CONCILIAZIONE

In diritto processuale civile, la conciliazione consiste in un tentativo effettuato dal giudice, in sede di processo civile, al fine di definire la controversia e far cessare la materia del contendere (artt. 183, 185, 199, 320, 350, 410, 420, c. I-III, 708, 711, c.p.c.). Prima della riforma del 2005, il tentativo di conciliazione, effettuato alla prima udienza di trattazione, era obbligatorio, anche se, nella pratica, era diventato discrezionale e, secondo la giurisprudenza dell'epoca, la sua omissione non dava luogo a nullità.
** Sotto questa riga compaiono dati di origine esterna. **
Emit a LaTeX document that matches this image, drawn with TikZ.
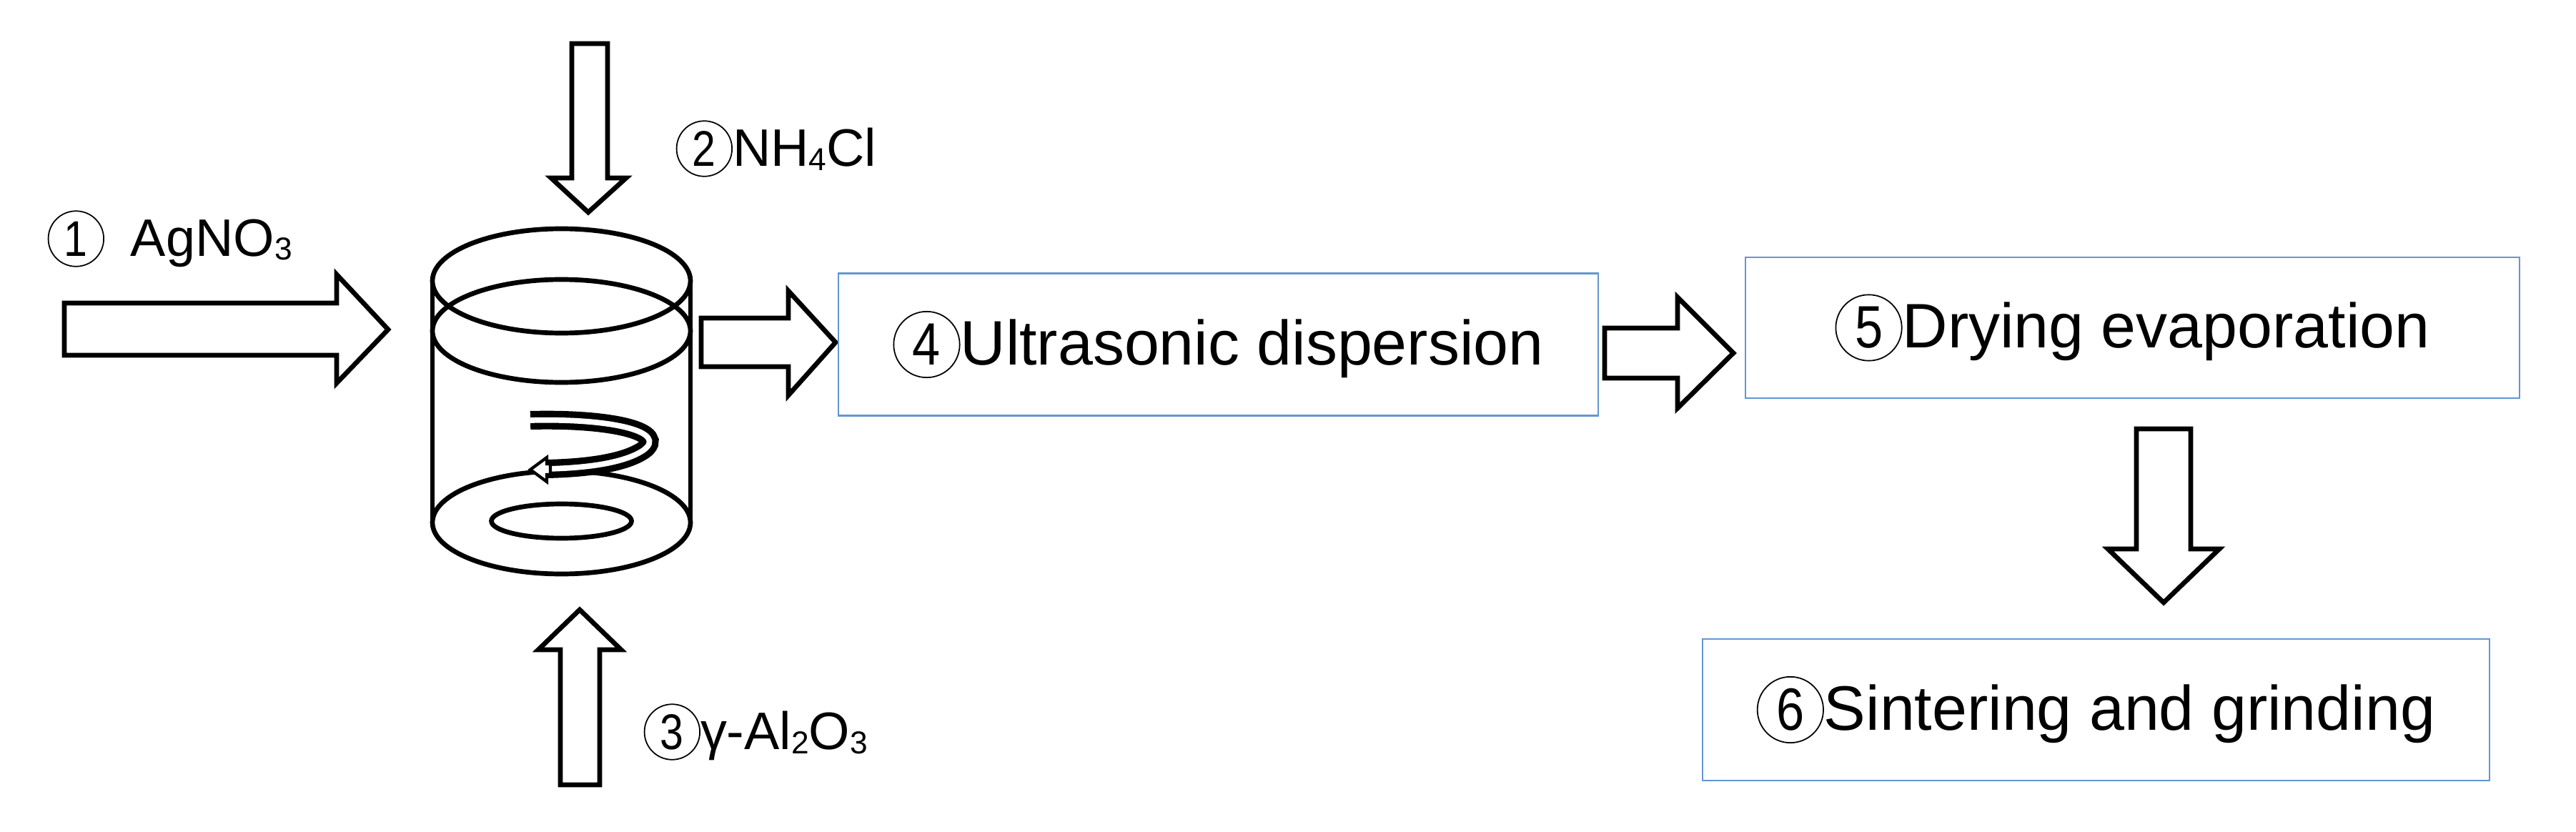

In seguito alla riforma del 2005 (L. 14.5.2005, n. 80; L. 28.12.2005, n. 263), il tentativo di conciliazione è divenuto facoltativo, nel senso che viene disposto dal giudice d'ufficio o su richiesta congiunta delle parti, in qualsiasi stato e grado del processo. Nel caso la conciliazione abbia esito positivo, viene formato processo verbale di conciliazione, che costituisce titolo esecutivo. Con la Legge n. 69 del 18.6.2009, il Governo ha ricevuto la delega per adottare, entro sei mesi dall'entrata in vigore del citato testo normativo (4.7.2009), uno o più decreti legislativi in materia di mediazione e di conciliazione, in ambito civile e commerciale, avente ad oggetto le controversie vertenti su diritti disponibili, senza precludere l'accesso alla giustizia; la conciliazione dovrebbe essere svolta da organismi professionali e indipendenti, mediante un procedimento di durata non superiore ai 4 mesi. Il verbale di conciliazione dovrebbe avere efficacia esecutiva per l'espropriazione forzata, per l'esecuzione in forma specifica e dovrebbe costituire titolo per l'iscrizione di ipoteca giudiziale.